BRUXELLES - Alla vigilia della missione di Giorgia Meloni negli Usa, a Bruxelles restano aggrappati innanzitutto a due punti fermi: l'Europa continua ad essere fermamente convinta in un'intesa con gli Stati Uniti e, contemporaneamente, pienamente consapevole che quest'intesa potrebbe non esserci. In mezzo c'è una trattativa difficile, finora dai contorni poco chiari, ancorata - questo, il timore della Commissione - più agli umori di un sol uomo, Donald Trump, che a una linea negoziale omogenea. "Faremo tutto il possibile per giungere a un esito positivo" nei negoziati con gli Usa sui dazi, "ma in parallelo dobbiamo prepararci allo scenario potenziale di un mancato accordo", ha spiegato il commissario Ue alla Giustizia Michael McGrath aggiornando la linea di Palazzo Berlaymont.
In questo quadro ci sono diversi aspetti sul tavolo di Ursula von der Leyen. Il primo è legato al bilaterale tra Meloni e Trump e alle eventuali richieste che il secondo recapiterà alla prima. Alcune non possono che riguardare tutta l'Unione. Una, su tutti: l'impegno dell'Europa a tagliare ulteriormente i rapporti commerciali con Pechino. Una simile richiesta da parte dell'amministrazione Trump andrebbe a complicare non poco il faticoso tentativo di Ue e Cina di riaprire un canale commerciale che, da diversi mesi, è ormai ai minimi termini. I segnali, da entrambe le parti, sono stati tangibili. E il vertice tra Ue e Cina, previsto in Oriente nella seconda di metà di luglio è visto come una tappa cruciale per il futuro delle relazioni sino-europee, non solo dal punto di vista economico.

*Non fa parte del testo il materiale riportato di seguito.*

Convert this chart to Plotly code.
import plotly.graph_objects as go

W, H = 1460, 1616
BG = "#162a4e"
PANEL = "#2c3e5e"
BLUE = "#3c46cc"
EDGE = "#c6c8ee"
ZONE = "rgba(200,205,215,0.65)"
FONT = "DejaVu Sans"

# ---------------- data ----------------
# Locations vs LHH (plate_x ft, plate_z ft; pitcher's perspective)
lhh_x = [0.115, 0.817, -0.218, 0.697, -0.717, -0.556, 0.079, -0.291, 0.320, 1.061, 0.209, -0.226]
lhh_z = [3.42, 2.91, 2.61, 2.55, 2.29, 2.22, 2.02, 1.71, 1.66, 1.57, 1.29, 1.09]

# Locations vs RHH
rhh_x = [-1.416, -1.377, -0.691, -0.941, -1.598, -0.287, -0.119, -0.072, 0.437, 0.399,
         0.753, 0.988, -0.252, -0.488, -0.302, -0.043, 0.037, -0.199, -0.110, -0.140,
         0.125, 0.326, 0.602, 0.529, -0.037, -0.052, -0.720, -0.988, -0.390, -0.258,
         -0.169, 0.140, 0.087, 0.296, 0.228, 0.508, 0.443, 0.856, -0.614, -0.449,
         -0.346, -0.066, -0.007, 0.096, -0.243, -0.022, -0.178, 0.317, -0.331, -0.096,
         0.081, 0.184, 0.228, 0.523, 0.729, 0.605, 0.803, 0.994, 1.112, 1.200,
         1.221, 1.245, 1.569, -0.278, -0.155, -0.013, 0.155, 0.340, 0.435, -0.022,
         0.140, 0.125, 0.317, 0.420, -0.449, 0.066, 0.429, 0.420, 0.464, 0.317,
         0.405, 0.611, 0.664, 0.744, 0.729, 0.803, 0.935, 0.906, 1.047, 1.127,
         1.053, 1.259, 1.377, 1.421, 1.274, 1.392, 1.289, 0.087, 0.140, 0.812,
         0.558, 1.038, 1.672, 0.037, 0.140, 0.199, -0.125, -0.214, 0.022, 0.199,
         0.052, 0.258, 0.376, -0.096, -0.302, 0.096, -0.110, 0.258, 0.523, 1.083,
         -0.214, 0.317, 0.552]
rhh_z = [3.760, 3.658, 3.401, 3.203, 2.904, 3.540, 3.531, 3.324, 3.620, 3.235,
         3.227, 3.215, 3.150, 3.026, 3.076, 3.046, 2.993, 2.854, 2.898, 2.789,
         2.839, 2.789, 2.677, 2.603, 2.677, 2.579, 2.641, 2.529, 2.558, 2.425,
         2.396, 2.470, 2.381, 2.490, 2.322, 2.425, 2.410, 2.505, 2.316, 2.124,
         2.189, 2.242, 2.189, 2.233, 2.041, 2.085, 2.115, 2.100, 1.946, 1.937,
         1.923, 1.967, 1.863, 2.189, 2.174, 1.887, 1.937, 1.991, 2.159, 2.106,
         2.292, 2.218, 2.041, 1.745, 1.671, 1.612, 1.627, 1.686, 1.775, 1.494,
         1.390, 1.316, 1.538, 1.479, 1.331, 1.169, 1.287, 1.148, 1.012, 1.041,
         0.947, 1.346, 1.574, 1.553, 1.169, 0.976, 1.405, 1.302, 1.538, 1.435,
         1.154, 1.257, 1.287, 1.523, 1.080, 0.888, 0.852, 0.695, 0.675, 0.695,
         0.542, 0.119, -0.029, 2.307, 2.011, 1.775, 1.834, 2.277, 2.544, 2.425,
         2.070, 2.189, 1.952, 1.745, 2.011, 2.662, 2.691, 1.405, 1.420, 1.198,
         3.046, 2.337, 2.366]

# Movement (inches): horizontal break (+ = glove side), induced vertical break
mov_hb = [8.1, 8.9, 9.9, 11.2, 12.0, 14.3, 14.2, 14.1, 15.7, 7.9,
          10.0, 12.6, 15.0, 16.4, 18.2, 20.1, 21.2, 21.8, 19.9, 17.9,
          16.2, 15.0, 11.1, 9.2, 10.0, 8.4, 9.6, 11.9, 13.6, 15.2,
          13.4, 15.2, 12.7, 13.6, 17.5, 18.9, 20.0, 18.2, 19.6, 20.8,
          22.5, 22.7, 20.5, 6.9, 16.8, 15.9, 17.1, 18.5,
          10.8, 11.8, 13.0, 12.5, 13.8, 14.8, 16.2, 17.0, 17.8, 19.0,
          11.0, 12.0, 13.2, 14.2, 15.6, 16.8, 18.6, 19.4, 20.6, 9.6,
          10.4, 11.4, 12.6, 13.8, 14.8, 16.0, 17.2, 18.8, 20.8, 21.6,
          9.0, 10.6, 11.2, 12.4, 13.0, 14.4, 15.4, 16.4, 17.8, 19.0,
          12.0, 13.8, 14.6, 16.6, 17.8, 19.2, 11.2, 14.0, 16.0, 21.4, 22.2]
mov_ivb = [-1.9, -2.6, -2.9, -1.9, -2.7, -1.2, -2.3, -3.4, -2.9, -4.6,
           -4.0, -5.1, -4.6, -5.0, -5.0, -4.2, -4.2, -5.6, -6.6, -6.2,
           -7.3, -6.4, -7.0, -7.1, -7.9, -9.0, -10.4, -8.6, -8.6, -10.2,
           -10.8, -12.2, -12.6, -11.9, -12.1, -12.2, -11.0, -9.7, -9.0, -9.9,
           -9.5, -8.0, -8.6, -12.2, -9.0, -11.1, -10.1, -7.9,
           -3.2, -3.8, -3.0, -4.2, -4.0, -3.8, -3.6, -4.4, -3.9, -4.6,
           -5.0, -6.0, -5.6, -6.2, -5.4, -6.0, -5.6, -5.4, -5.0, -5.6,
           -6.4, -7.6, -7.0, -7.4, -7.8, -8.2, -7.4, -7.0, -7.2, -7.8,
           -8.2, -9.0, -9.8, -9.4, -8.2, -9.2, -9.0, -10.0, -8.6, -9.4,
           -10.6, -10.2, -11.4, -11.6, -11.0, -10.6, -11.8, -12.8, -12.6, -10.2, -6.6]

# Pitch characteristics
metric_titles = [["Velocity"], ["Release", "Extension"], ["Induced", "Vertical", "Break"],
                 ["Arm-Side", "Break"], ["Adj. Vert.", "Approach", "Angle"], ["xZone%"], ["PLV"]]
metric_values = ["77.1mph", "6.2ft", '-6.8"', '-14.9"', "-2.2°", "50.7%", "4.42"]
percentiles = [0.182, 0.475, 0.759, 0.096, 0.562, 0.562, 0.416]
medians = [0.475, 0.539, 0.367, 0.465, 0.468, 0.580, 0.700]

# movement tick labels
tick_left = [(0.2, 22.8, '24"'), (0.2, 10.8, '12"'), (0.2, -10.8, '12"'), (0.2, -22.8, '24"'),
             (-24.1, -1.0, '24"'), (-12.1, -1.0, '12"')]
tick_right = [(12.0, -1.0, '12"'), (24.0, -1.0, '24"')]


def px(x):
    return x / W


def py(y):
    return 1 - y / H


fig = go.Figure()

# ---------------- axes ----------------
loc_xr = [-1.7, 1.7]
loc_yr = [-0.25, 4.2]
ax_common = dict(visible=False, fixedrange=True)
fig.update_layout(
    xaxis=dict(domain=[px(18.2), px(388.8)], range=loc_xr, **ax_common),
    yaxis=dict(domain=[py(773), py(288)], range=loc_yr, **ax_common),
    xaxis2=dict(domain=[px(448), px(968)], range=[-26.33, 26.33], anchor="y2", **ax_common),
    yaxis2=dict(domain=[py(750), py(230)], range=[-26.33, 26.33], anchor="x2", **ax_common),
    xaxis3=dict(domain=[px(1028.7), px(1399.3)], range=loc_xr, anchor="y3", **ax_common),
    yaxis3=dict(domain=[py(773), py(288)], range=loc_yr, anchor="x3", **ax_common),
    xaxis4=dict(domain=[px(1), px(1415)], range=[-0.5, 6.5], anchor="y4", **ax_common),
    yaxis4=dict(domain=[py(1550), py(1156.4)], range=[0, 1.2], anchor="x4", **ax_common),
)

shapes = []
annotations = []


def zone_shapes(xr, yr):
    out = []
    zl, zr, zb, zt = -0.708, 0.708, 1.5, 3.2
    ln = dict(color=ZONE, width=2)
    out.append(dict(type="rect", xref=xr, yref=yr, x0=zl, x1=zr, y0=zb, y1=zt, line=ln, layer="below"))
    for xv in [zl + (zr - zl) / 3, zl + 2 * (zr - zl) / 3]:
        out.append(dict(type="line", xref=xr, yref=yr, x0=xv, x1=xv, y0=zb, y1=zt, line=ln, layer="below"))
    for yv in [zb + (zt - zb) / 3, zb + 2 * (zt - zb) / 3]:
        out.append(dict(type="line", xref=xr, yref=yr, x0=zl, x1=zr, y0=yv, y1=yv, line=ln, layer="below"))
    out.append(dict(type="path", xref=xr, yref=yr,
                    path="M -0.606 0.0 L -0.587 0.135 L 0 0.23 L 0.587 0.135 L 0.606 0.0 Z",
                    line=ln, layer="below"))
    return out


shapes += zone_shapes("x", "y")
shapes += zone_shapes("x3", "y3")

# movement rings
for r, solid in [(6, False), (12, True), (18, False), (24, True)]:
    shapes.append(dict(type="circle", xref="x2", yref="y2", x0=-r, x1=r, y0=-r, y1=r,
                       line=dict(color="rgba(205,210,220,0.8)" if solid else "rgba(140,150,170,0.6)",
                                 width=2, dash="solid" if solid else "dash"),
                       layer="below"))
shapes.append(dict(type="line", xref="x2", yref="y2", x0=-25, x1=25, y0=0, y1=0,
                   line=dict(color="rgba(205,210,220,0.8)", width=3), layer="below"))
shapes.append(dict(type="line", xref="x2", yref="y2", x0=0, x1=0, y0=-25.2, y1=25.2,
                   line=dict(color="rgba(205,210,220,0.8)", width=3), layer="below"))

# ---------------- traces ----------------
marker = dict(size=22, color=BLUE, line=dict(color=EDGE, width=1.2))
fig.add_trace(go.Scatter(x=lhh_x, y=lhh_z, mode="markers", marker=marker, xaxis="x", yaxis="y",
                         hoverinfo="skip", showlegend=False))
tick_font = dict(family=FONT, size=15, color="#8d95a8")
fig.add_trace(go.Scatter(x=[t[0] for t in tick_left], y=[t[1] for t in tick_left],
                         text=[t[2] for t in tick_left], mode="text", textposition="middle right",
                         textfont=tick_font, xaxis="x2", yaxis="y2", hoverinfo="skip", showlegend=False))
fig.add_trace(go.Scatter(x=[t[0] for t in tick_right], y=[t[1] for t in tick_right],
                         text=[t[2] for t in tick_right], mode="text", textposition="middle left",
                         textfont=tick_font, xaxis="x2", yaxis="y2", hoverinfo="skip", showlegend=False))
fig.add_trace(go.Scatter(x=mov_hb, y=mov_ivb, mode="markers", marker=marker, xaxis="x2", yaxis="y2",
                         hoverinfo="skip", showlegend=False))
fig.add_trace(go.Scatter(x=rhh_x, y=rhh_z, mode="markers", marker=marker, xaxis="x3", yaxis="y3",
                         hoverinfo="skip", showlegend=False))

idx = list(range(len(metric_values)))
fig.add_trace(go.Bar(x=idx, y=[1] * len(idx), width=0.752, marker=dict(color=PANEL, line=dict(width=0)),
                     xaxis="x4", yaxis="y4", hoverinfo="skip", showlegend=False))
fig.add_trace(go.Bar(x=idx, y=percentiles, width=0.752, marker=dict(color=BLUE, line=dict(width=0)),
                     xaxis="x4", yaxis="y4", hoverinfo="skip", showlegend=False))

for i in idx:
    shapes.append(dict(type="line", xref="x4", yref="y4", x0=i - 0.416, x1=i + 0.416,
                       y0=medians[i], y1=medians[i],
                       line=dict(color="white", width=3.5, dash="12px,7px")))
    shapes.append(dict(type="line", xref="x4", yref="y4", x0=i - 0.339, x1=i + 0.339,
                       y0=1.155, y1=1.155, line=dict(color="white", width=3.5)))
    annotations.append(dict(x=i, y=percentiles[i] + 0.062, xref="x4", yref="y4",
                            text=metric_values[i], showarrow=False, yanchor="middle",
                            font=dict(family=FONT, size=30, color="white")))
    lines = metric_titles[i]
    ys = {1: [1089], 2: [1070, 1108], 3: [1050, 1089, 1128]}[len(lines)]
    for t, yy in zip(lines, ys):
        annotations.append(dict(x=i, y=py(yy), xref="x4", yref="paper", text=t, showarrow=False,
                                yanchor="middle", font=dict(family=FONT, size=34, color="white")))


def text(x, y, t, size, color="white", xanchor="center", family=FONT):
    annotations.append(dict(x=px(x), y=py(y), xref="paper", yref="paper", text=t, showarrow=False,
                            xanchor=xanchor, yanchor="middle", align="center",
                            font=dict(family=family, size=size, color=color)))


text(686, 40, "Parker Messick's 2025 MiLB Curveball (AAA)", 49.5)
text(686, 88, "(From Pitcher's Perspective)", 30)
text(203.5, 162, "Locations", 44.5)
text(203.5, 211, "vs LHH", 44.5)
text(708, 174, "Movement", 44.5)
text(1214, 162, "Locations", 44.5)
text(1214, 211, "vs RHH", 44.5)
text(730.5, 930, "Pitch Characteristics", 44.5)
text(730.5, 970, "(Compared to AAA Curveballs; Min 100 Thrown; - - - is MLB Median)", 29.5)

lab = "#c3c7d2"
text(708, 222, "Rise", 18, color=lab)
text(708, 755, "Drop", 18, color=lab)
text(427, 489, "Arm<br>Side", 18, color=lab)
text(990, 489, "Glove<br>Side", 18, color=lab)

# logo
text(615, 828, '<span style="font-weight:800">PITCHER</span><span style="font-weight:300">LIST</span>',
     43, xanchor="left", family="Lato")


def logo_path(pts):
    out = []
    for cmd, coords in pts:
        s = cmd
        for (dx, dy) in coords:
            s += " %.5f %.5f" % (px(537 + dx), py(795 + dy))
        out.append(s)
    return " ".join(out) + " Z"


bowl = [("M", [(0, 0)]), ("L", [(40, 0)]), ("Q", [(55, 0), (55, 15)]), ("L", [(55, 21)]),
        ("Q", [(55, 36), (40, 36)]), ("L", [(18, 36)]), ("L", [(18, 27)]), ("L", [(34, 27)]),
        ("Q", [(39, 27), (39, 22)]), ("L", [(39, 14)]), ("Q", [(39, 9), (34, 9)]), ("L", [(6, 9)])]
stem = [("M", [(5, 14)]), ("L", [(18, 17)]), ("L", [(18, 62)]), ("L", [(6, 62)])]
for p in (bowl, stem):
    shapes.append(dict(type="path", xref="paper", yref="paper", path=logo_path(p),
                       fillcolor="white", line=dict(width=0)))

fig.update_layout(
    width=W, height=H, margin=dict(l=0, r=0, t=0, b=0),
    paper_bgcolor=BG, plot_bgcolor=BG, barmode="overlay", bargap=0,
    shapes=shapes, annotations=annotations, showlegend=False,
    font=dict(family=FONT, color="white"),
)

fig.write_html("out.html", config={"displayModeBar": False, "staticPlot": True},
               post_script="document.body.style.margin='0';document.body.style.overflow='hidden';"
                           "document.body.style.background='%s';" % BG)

In secondo luogo, sui rapporti con la Cina l'Ue rischia di spaccarsi. Le sensibilità sono diverse, e basta dare uno sguardo alle dichiarazioni pubbliche dei singoli governi. Paesi come l'Italia restano prudenti su un'apertura al Dragone, piazzandosi sulla sponda opposta rispetto a capitali come Madrid o Berlino. Ma c'è anche chi, come la Lituania, si è detto pronto a ristabilire rapporti diplomatici che, dal 2021, sono azzerati dopo il via libera di Vilnius all'apertura di una Rappresentanza taiwanese nel Paese baltico. Sui dossier meramente commerciali l'Ue resta pronta a venire incontro alle richieste americane.
"Noi stiamo trattando per evitare una guerra economica, il commercio fra Ue e Usa produce il 40% della prestazione economica globale", ha sottolineato, in un'intervista a Spiegel, il presidente del Consiglio europeo Antonio Costa. E l'offerta principe resta la stessa: zero dazi sui beni industriali e sulle auto.
Il punto, per Bruxelles, resta la scarsa chiarezza della controparte. Prima di Meloni, a volare a Washington è stato il ministro delle Finanze spagnolo, Carlos Cuerpo. Il bilaterale con il segretario al Tesoro Scott K.H. Bessent, non è apparso essere andato bene. Gli Usa, nella nota al termine dell'incontro, hanno parlato di colloquio "franco" e hanno sottolineato le loro richieste a Madrid: più spese nella difesa nel contesto della Nato e stop alla tassa sui servizi digitali imposta da Paesi come la Spagna.
Diktat di fronte ai quali difficilmente i 27 sceglieranno di abbassare la testa. Anzi, di fronte all'America di Trump l'Ue ha l'urgenza di presentarsi come nuovo "baricentro di un commercio aperto"; per dirla come l'ex commissario Paolo Gentiloni. E perfino la prudente von der Leyen, in un'intervista a Zeit, pur senza mai esplicitamente attaccare Trump martedì ammetteva come la relazione con gli Usa sia "complicata". E la conferma arriva da un dato: i contatti tra il presidente americano e la numero uno della Commissione, finora, sono stati pari a zero.